EXO70A2 is critical for the exocyst complex function in Arabidopsis pollen

Pollen development, pollen grain germination and pollen tube elongation are crucial biological processes in angiosperm plants that need precise regulation to deliver sperm cells to fertilize ovules. Pollen grains undergo two major developmental switches: dehydration characterized by metabolic quiescent state, and rehydration upon pollination that leads to extraordinary metabolic and membrane trafficking activity, resulting in germination and rapid tip growth of pollen tubes. To sustain these processes, many plant housekeeping genes evolved their pollen-specific paralogs.
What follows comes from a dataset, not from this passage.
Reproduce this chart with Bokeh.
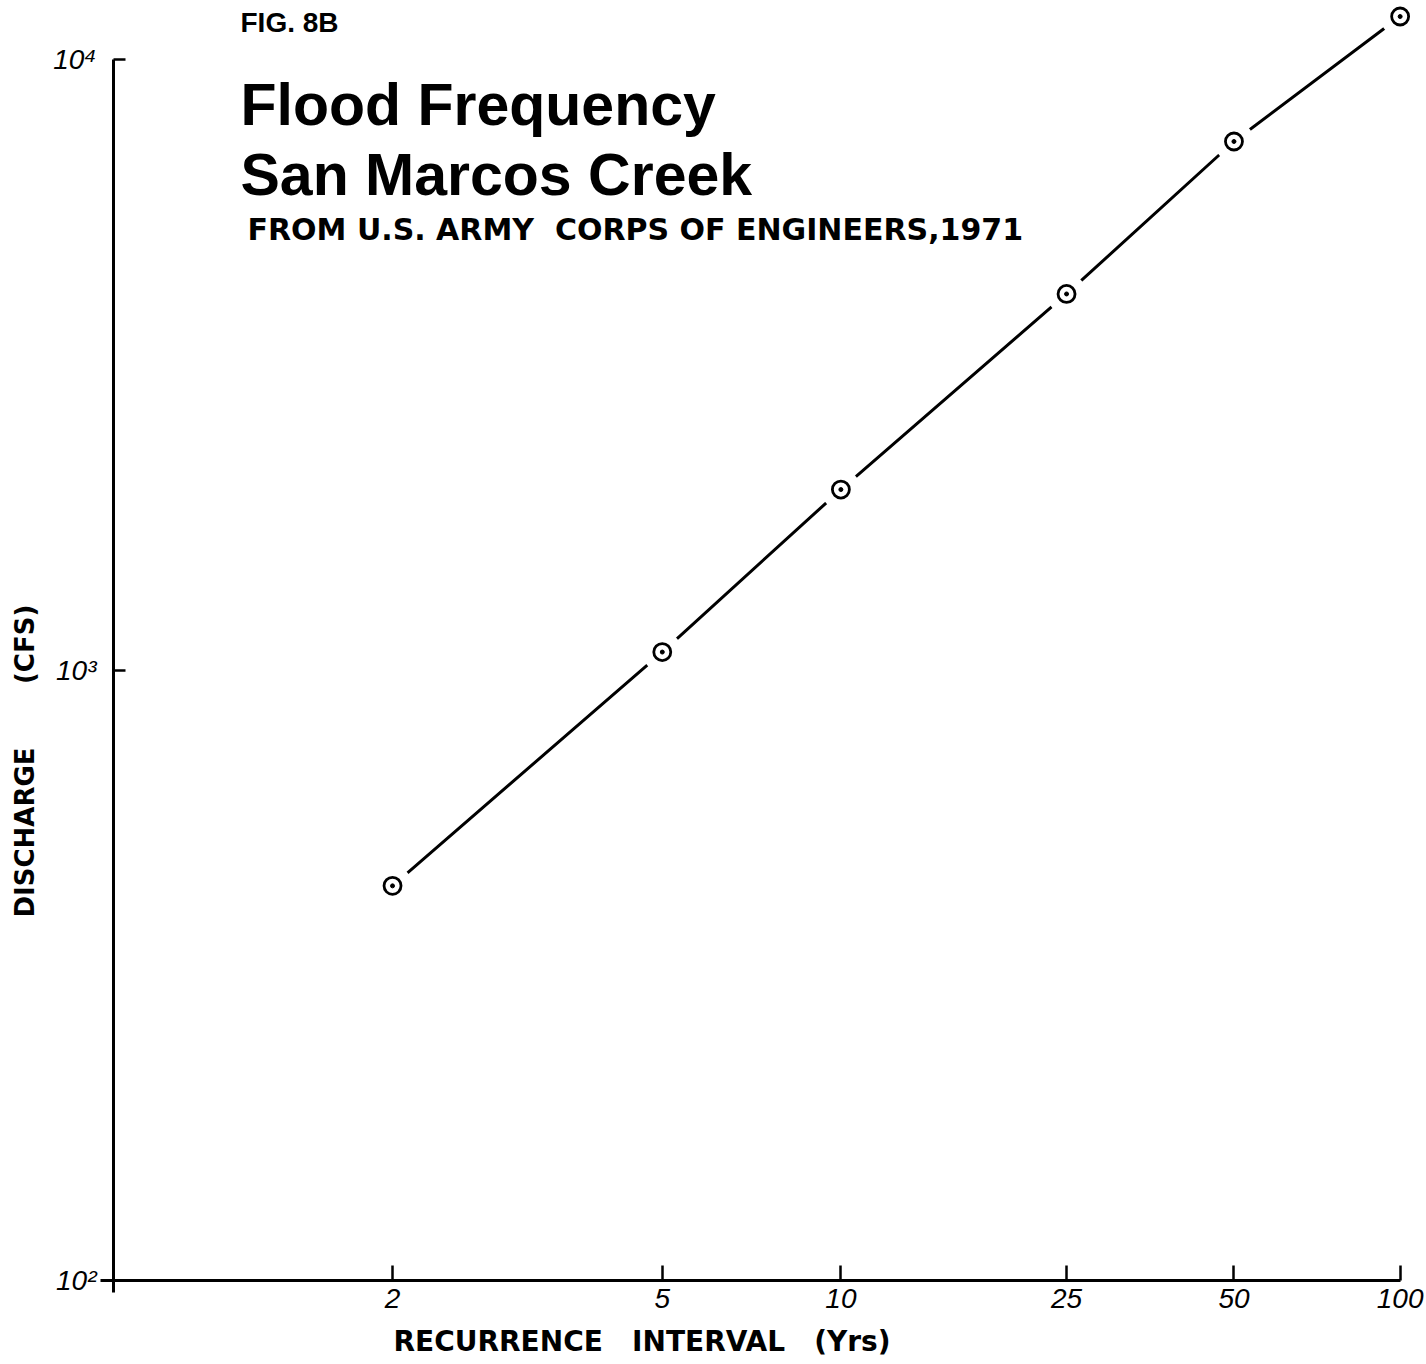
import numpy as np
from bokeh.plotting import figure
from bokeh.models import Range1d, FixedTicker, Label, CustomJSTickFormatter
from bokeh.embed import file_html
from bokeh.resources import INLINE

# ---- data ----
recurrence_years = [2, 5, 10, 25, 50, 100]
discharge_cfs = [443, 1070, 1975, 4130, 7340, 11760]
x_tick_labels = ["2", "5", "10", "25", "50", "100"]
y_ticks = [100, 1000, 10000]
y_tick_labels = ["10²", "10³", "10⁴"]


def gumbel(T):
    # extreme-value (Gumbel) probability paper: reduced variate
    T = np.asarray(T, dtype=float)
    return -np.log(-np.log(1.0 - 1.0 / T))


xs = [float(v) for v in gumbel(recurrence_years)]

# ---- layout (pixel geometry of the page) ----
W, H = 1426, 1364
AX_X, AX_Y = 113, 1280          # canvas position of the axes corner
PX_PER_UNIT = 238.0             # px per Gumbel reduced-variate unit
X0_PX = 304.8                   # canvas x of reduced variate 0
PX_PER_DECADE = 610.5


def x_at(px):
    return (px - X0_PX) / PX_PER_UNIT


def y_at(py):
    return 10 ** (2 + (AX_Y - py) / PX_PER_DECADE)


p = figure(width=W, height=H, y_axis_type="log",
           x_range=Range1d(x_at(0), x_at(W)), y_range=Range1d(y_at(H), y_at(0)),
           output_backend="svg", toolbar_location=None,
           min_border_left=0, min_border_bottom=0,
           min_border_top=0, min_border_right=0)

p.grid.visible = False
p.outline_line_color = None
p.background_fill_color = "white"
p.border_fill_color = "white"

fmt_code = """
let i = 0, d = 1e99;
for (let k = 0; k < tvals.length; k++) {
  const e = Math.abs(tvals[k] - tick);
  if (e < d) { d = e; i = k; }
}
return tlabels[i];
"""

xa = p.xaxis[0]
xa.ticker = FixedTicker(ticks=xs)
xa.formatter = CustomJSTickFormatter(args=dict(tvals=xs, tlabels=x_tick_labels), code=fmt_code)
xa.fixed_location = y_ticks[0]
xa.bounds = (x_at(AX_X - 13), xs[-1])

ya = p.yaxis[0]
ya.ticker = FixedTicker(ticks=y_ticks)
ya.formatter = CustomJSTickFormatter(args=dict(tvals=y_ticks, tlabels=y_tick_labels), code=fmt_code)
ya.fixed_location = x_at(AX_X)
ya.bounds = (y_at(AX_Y + 12), y_ticks[-1])

for ax in (xa, ya):
    ax.axis_line_width = 3
    ax.axis_line_color = "black"
    ax.major_tick_line_width = 2.5
    ax.major_tick_line_color = "black"
    ax.major_tick_out = 0
    ax.minor_tick_line_color = None
    ax.major_label_text_font = "Liberation Sans"
    ax.major_label_text_font_style = "italic"
    ax.major_label_text_font_size = "28px"
    ax.major_label_text_color = "black"
xa.major_tick_in = 15
ya.major_tick_in = 12
xa.major_label_standoff = 8
ya.major_label_standoff = 17

# curve and markers
p.line(xs, discharge_cfs, line_color="black", line_width=3)
p.scatter(xs, discharge_cfs, size=40, fill_color="white", line_color=None)
p.scatter(xs, discharge_cfs, size=17, fill_color="white", line_color="black", line_width=2.8)
p.scatter(xs, discharge_cfs, size=4, fill_color="black", line_color="black")

NB = "\u00a0"


def lab(text, cx, cy, font, size, angle=0.0, style="bold"):
    p.add_layout(Label(x=cx, y=H - cy, x_units="screen", y_units="screen",
                       text=text, text_font=font, text_font_style=style,
                       text_font_size=size, text_color="black",
                       text_baseline="alphabetic", text_align="left", angle=angle))


lab("FIG. 8B", 240, 22, "Liberation Sans", "28px")
lab("Flood Frequency", 240, 104, "Liberation Sans", "59px")
lab("San Marcos Creek", 240, 174, "Liberation Sans", "59px")
lab("FROM U.S. ARMY " + NB + "CORPS OF ENGINEERS,1971", 247, 229, "DejaVu Sans", "30px")
lab("RECURRENCE" + NB * 2 + " INTERVAL" + NB * 2 + " (Yrs)", 393, 1341, "DejaVu Sans", "28px")
lab("DISCHARGE" + NB * 6 + " (CFS)", 24, 917, "DejaVu Sans", "26px", angle=np.pi / 2)

open("out.html", "w").write(file_html(p, INLINE))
Highly polarized secretion at a growing pollen tube tip requires the exocyst tethering complex responsible for specific targeting of secretory vesicles to the plasma membrane. Here, we describe that EXO70A2 (At5g52340) is the main exocyst EXO70 isoform in Arabidopsis pollen, which governs the conventional secretory function of the exocyst, analogically to EXO70A1 (At5g03540) in the sporophyte. Our analysis of a CRISPR-generated exo70a2 mutant revealed that EXO70A2 is essential for efficient pollen maturation, pollen grain germination and pollen tube growth. GFP:EXO70A2 was localized similarly to other exocyst subunits to the apical domain in growing pollen tube tips characterized by intensive exocytosis. Moreover, EXO70A2 could substitute for the EXO70A1 function in the sporophyte, indicating functional redundancy of these two closely related isoforms. Phylogenetic analysis revealed that the ancient duplication of EXO70A to two (or more) paralogs, one of which is highly expressed in pollen, occurred independently in monocots and dicots. In summary, EXO70A2 is a crucial component of the exocyst complex in the Arabidopsis pollen required for efficient plant sexual reproduction.